Lack of data - especially nationally representative data - on the gender diverse population limits what we as health services researchers can ask and answer. Health services researchers focusing on gender diverse populations are still largely focused on detecting disparities. As health services researchers, we repeatedly define and describe disparities experienced by gender diverse populations but are unable to develop either deeper understandings of these disparities or meaningful interventions. More plainly, lack of data puts gender diverse populations at continued risk of poor health outcomes.

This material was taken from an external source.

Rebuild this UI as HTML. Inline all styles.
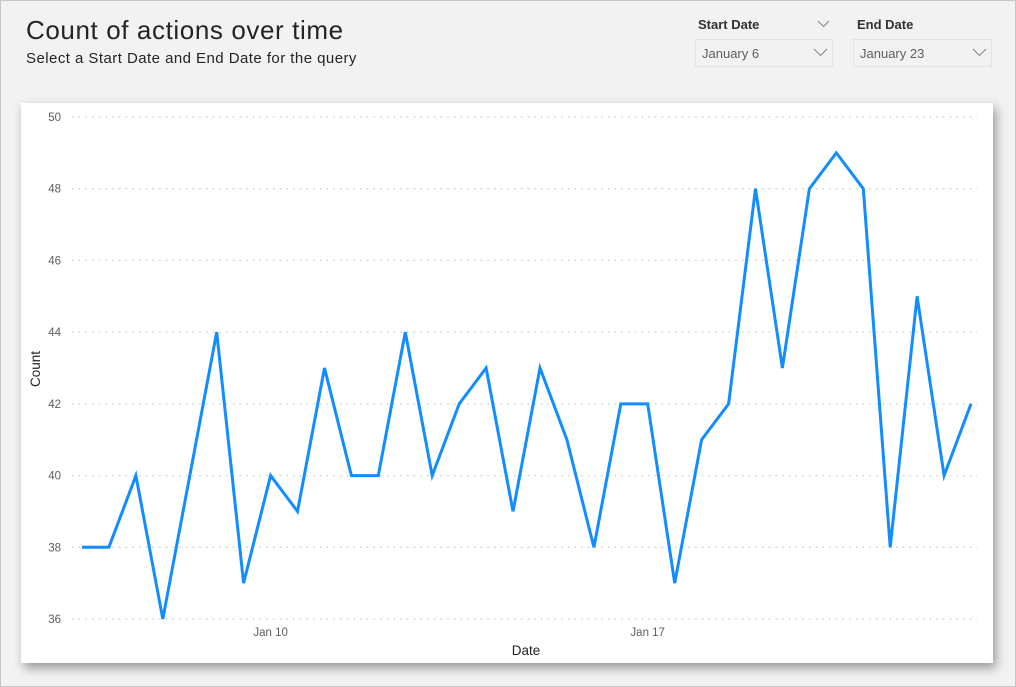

Still, some information on gender diverse populations is available. For example, in 2018, the Disability Rights Education and Defense Fund produced “Health Disparities at the Intersection of Disability and Gender Identity: A Framework and Literature Review.” The authors point to limited data on the gender diverse population, specifically the lack of data on disability types and prevalence within the gender diverse population. Using data from a 2015 U.S. Transgender Survey, the authors reported that about 39 percent of transgender participants had at least one disability and that “transgender people with disabilities experience disproportionately poor mental health outcomes.” However, the authors were not able to directly compare transgender and cisgender populations. Likewise, transgender adults with disabilities in the National Survey on Health and Disability (NSHD) had higher rates of unmet need than cisgender adults with disabilities. But, data from the NSHD only allowed the comparison of transgender and cisgender adults with disabilities, not disabled and non-disabled populations.
In short, when it comes to the gender diverse population, health services researchers are only just starting to understand what we do not know. There is no time to waste. Legislative persecution of the LGBTQ population has been steadily increasing since 2018. Thus far in 2022, nearly 250 pieces of anti-LGBTQ legislation have been introduced, many of these targeting the gender diverse population. A number of these pieces of legislation have been based in fear and supported by pseudoscience. As health services researchers, we have an obligation to produce accurate information about the health and well-being of LGBTQ+ people. Lasting change begins with better data.